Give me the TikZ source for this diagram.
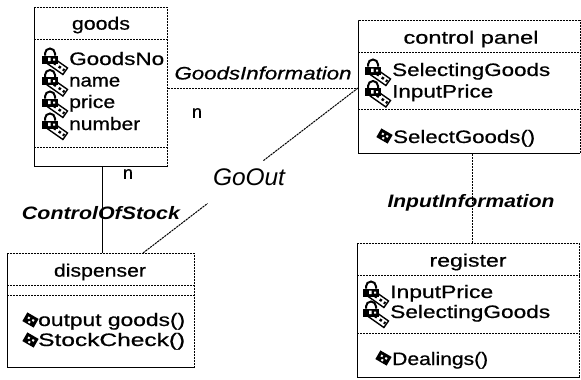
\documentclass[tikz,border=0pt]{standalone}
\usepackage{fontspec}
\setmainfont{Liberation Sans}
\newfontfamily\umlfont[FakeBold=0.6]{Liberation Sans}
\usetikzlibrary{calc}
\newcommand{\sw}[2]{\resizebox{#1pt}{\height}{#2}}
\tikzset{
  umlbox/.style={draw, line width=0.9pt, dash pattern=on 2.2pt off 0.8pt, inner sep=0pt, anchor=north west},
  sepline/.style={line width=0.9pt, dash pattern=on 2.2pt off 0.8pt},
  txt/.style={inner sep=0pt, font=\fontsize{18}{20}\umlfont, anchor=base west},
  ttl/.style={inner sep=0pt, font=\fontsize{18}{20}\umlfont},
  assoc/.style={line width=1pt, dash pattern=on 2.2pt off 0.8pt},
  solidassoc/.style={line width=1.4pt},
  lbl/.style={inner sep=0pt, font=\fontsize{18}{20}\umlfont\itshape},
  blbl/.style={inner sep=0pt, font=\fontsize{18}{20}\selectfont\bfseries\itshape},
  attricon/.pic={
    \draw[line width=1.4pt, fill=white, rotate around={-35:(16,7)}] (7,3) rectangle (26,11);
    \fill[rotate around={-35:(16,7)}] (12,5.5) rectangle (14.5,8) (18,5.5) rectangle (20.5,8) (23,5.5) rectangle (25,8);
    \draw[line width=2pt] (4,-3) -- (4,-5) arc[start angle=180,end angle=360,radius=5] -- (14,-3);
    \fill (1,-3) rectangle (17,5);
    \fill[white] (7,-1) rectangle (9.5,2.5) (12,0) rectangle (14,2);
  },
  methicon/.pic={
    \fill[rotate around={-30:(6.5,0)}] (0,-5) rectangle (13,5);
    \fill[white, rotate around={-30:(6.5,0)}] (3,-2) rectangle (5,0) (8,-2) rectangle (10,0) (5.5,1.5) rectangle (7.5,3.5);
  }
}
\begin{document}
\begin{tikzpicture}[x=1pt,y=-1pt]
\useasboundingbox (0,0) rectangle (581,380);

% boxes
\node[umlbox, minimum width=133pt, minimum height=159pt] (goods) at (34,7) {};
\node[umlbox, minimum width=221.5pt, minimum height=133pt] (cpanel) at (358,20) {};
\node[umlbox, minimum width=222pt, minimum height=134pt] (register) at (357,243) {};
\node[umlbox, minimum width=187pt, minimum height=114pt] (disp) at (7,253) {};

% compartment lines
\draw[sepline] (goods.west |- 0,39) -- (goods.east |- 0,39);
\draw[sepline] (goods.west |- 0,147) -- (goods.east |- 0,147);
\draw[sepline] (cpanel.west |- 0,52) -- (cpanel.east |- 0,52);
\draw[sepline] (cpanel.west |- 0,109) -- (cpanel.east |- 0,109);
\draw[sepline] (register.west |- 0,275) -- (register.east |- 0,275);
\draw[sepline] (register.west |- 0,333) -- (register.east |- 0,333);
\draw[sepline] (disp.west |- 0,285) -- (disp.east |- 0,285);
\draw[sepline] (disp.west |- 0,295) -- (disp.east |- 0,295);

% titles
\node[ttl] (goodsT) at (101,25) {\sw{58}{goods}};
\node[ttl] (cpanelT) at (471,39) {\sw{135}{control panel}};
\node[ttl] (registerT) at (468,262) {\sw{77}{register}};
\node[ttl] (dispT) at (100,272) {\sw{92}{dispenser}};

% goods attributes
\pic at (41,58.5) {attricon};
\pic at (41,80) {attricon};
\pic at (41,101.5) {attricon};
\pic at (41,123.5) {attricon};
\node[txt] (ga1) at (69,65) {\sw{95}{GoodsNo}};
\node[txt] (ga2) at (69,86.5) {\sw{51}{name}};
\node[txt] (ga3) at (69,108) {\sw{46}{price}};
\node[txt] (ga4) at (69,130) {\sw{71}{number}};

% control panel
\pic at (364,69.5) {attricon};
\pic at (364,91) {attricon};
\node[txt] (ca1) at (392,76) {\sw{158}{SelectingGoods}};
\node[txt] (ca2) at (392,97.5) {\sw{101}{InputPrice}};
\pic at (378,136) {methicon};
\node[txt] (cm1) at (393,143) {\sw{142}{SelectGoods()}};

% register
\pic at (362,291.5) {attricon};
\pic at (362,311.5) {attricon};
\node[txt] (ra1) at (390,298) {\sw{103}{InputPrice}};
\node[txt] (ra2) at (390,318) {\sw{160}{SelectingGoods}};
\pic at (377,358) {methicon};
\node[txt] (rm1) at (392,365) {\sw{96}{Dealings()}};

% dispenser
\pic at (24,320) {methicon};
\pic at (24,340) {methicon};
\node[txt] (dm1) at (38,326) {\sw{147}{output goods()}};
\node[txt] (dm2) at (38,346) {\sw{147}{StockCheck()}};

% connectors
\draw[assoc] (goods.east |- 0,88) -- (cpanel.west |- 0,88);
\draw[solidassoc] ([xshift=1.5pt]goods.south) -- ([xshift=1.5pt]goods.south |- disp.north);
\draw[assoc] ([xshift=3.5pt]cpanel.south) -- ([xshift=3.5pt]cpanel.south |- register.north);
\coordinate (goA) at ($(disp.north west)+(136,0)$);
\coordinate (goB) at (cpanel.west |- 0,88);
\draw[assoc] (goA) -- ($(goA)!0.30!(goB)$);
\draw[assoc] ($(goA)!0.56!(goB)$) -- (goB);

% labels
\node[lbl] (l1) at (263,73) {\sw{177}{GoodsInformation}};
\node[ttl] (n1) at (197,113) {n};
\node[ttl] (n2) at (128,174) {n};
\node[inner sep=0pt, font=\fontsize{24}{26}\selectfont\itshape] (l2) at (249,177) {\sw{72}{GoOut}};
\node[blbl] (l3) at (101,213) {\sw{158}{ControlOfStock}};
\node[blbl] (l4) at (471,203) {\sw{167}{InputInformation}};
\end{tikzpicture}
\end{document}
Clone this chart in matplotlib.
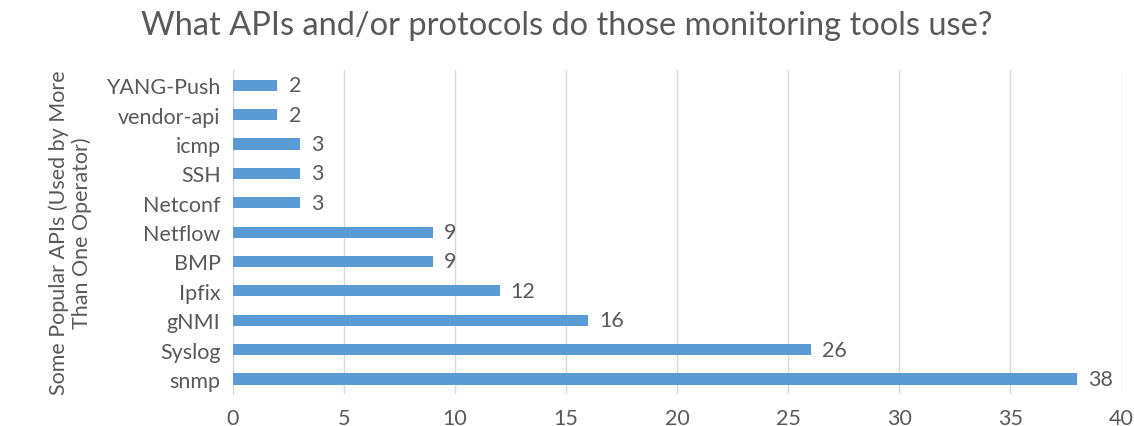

————

■ **Stated problem**:
Where does the word "this" appear in the listing? List each line that holds it.

■ **The completed task**:
Give me the TikZ source for this diagram.
Clone this chart in matplotlib.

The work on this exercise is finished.